begin
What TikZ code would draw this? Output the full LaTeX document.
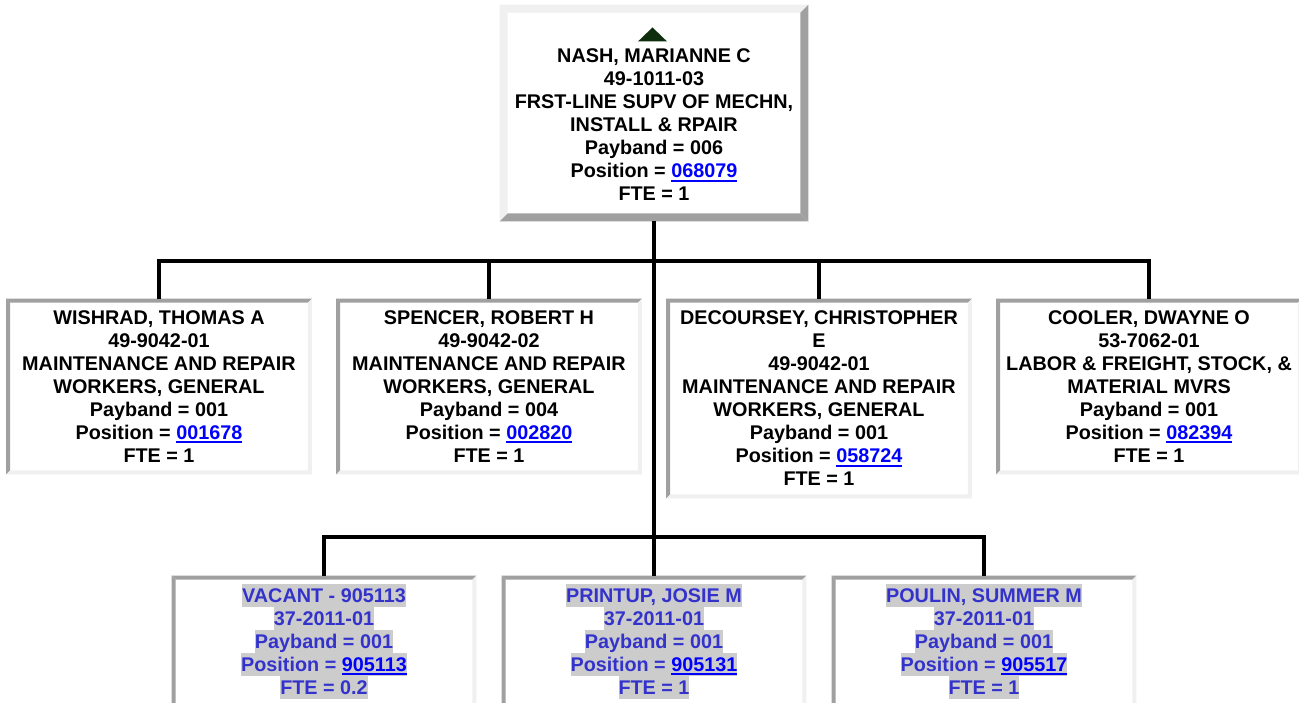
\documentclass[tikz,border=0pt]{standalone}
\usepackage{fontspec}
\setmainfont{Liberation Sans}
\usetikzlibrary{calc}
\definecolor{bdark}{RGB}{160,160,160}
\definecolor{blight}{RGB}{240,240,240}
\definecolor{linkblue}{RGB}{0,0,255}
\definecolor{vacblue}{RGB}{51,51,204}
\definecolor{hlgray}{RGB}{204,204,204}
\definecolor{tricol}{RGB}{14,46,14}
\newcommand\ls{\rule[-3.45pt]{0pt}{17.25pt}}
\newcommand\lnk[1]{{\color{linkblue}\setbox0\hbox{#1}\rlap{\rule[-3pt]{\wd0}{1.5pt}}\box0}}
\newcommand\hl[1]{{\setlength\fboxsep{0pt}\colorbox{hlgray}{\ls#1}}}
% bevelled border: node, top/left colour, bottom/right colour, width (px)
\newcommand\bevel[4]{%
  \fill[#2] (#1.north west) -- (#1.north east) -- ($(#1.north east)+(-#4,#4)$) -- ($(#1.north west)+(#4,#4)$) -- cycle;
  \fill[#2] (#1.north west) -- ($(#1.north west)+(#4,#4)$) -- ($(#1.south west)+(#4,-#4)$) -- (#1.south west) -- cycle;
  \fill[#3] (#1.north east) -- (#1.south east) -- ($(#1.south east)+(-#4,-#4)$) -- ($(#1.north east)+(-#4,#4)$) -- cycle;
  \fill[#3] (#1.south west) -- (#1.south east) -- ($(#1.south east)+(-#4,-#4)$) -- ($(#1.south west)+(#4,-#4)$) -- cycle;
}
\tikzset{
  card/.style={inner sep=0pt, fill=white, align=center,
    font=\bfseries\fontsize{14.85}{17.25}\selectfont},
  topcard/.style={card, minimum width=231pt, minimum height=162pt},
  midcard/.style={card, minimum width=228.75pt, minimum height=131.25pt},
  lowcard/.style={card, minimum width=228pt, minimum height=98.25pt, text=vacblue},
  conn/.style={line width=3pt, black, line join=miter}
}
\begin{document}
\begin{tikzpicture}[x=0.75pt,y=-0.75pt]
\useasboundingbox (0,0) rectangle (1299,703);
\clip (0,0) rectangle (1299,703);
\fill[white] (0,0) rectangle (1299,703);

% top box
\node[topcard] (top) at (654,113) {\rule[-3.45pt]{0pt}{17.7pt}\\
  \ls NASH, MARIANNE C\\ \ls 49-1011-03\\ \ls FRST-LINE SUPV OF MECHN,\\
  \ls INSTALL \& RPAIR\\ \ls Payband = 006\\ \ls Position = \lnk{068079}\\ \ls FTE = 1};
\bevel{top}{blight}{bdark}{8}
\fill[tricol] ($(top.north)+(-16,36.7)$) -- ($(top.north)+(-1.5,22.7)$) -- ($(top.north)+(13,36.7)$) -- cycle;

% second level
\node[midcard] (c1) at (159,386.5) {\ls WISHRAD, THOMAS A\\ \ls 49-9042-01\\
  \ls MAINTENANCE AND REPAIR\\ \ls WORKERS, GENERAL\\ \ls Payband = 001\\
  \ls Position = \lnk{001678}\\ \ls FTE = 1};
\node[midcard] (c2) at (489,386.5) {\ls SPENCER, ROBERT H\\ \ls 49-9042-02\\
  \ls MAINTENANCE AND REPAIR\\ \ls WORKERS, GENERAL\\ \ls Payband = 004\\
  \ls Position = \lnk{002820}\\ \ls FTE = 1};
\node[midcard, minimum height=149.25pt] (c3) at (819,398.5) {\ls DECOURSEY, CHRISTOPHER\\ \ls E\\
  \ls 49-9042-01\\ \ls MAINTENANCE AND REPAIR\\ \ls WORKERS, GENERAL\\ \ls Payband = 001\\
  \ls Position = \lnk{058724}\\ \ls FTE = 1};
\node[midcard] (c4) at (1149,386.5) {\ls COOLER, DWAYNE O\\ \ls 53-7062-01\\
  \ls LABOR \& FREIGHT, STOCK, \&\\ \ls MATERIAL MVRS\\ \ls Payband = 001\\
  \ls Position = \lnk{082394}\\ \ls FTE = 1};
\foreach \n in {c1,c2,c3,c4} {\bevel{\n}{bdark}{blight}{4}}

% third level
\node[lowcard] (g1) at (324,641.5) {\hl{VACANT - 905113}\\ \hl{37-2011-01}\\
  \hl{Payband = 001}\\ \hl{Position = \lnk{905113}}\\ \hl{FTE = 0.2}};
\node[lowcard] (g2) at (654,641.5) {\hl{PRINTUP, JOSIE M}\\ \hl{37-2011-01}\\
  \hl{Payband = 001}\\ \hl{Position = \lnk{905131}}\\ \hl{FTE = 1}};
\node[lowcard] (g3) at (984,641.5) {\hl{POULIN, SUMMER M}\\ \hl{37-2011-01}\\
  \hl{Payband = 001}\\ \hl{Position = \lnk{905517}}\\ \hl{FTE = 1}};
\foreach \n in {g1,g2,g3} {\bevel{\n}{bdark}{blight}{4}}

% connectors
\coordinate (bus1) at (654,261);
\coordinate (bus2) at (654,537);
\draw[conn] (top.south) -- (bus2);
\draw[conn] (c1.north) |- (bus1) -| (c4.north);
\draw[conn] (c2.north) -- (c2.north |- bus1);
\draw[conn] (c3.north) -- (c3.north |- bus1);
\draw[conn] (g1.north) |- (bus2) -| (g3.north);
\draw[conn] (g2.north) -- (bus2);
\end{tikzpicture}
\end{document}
end
# Instruction
Your copy of the data should match it exactly, except that pictures are left out.

# Correct result
What TikZ code would draw this? Output the full LaTeX document.
\documentclass[tikz,border=0pt]{standalone}
\usepackage{fontspec}
\setmainfont{Liberation Sans}
\usetikzlibrary{calc}
\definecolor{bdark}{RGB}{160,160,160}
\definecolor{blight}{RGB}{240,240,240}
\definecolor{linkblue}{RGB}{0,0,255}
\definecolor{vacblue}{RGB}{51,51,204}
\definecolor{hlgray}{RGB}{204,204,204}
\definecolor{tricol}{RGB}{14,46,14}
\newcommand\ls{\rule[-3.45pt]{0pt}{17.25pt}}
\newcommand\lnk[1]{{\color{linkblue}\setbox0\hbox{#1}\rlap{\rule[-3pt]{\wd0}{1.5pt}}\box0}}
\newcommand\hl[1]{{\setlength\fboxsep{0pt}\colorbox{hlgray}{\ls#1}}}
% bevelled border: node, top/left colour, bottom/right colour, width (px)
\newcommand\bevel[4]{%
  \fill[#2] (#1.north west) -- (#1.north east) -- ($(#1.north east)+(-#4,#4)$) -- ($(#1.north west)+(#4,#4)$) -- cycle;
  \fill[#2] (#1.north west) -- ($(#1.north west)+(#4,#4)$) -- ($(#1.south west)+(#4,-#4)$) -- (#1.south west) -- cycle;
  \fill[#3] (#1.north east) -- (#1.south east) -- ($(#1.south east)+(-#4,-#4)$) -- ($(#1.north east)+(-#4,#4)$) -- cycle;
  \fill[#3] (#1.south west) -- (#1.south east) -- ($(#1.south east)+(-#4,-#4)$) -- ($(#1.south west)+(#4,-#4)$) -- cycle;
}
\tikzset{
  card/.style={inner sep=0pt, fill=white, align=center,
    font=\bfseries\fontsize{14.85}{17.25}\selectfont},
  topcard/.style={card, minimum width=231pt, minimum height=162pt},
  midcard/.style={card, minimum width=228.75pt, minimum height=131.25pt},
  lowcard/.style={card, minimum width=228pt, minimum height=98.25pt, text=vacblue},
  conn/.style={line width=3pt, black, line join=miter}
}
\begin{document}
\begin{tikzpicture}[x=0.75pt,y=-0.75pt]
\useasboundingbox (0,0) rectangle (1299,703);
\clip (0,0) rectangle (1299,703);
\fill[white] (0,0) rectangle (1299,703);

% top box
\node[topcard] (top) at (654,113) {\rule[-3.45pt]{0pt}{17.7pt}\\
  \ls NASH, MARIANNE C\\ \ls 49-1011-03\\ \ls FRST-LINE SUPV OF MECHN,\\
  \ls INSTALL \& RPAIR\\ \ls Payband = 006\\ \ls Position = \lnk{068079}\\ \ls FTE = 1};
\bevel{top}{blight}{bdark}{8}
\fill[tricol] ($(top.north)+(-16,36.7)$) -- ($(top.north)+(-1.5,22.7)$) -- ($(top.north)+(13,36.7)$) -- cycle;

% second level
\node[midcard] (c1) at (159,386.5) {\ls WISHRAD, THOMAS A\\ \ls 49-9042-01\\
  \ls MAINTENANCE AND REPAIR\\ \ls WORKERS, GENERAL\\ \ls Payband = 001\\
  \ls Position = \lnk{001678}\\ \ls FTE = 1};
\node[midcard] (c2) at (489,386.5) {\ls SPENCER, ROBERT H\\ \ls 49-9042-02\\
  \ls MAINTENANCE AND REPAIR\\ \ls WORKERS, GENERAL\\ \ls Payband = 004\\
  \ls Position = \lnk{002820}\\ \ls FTE = 1};
\node[midcard, minimum height=149.25pt] (c3) at (819,398.5) {\ls DECOURSEY, CHRISTOPHER\\ \ls E\\
  \ls 49-9042-01\\ \ls MAINTENANCE AND REPAIR\\ \ls WORKERS, GENERAL\\ \ls Payband = 001\\
  \ls Position = \lnk{058724}\\ \ls FTE = 1};
\node[midcard] (c4) at (1149,386.5) {\ls COOLER, DWAYNE O\\ \ls 53-7062-01\\
  \ls LABOR \& FREIGHT, STOCK, \&\\ \ls MATERIAL MVRS\\ \ls Payband = 001\\
  \ls Position = \lnk{082394}\\ \ls FTE = 1};
\foreach \n in {c1,c2,c3,c4} {\bevel{\n}{bdark}{blight}{4}}

% third level
\node[lowcard] (g1) at (324,641.5) {\hl{VACANT - 905113}\\ \hl{37-2011-01}\\
  \hl{Payband = 001}\\ \hl{Position = \lnk{905113}}\\ \hl{FTE = 0.2}};
\node[lowcard] (g2) at (654,641.5) {\hl{PRINTUP, JOSIE M}\\ \hl{37-2011-01}\\
  \hl{Payband = 001}\\ \hl{Position = \lnk{905131}}\\ \hl{FTE = 1}};
\node[lowcard] (g3) at (984,641.5) {\hl{POULIN, SUMMER M}\\ \hl{37-2011-01}\\
  \hl{Payband = 001}\\ \hl{Position = \lnk{905517}}\\ \hl{FTE = 1}};
\foreach \n in {g1,g2,g3} {\bevel{\n}{bdark}{blight}{4}}

% connectors
\coordinate (bus1) at (654,261);
\coordinate (bus2) at (654,537);
\draw[conn] (top.south) -- (bus2);
\draw[conn] (c1.north) |- (bus1) -| (c4.north);
\draw[conn] (c2.north) -- (c2.north |- bus1);
\draw[conn] (c3.north) -- (c3.north |- bus1);
\draw[conn] (g1.north) |- (bus2) -| (g3.north);
\draw[conn] (g2.north) -- (bus2);
\end{tikzpicture}
\end{document}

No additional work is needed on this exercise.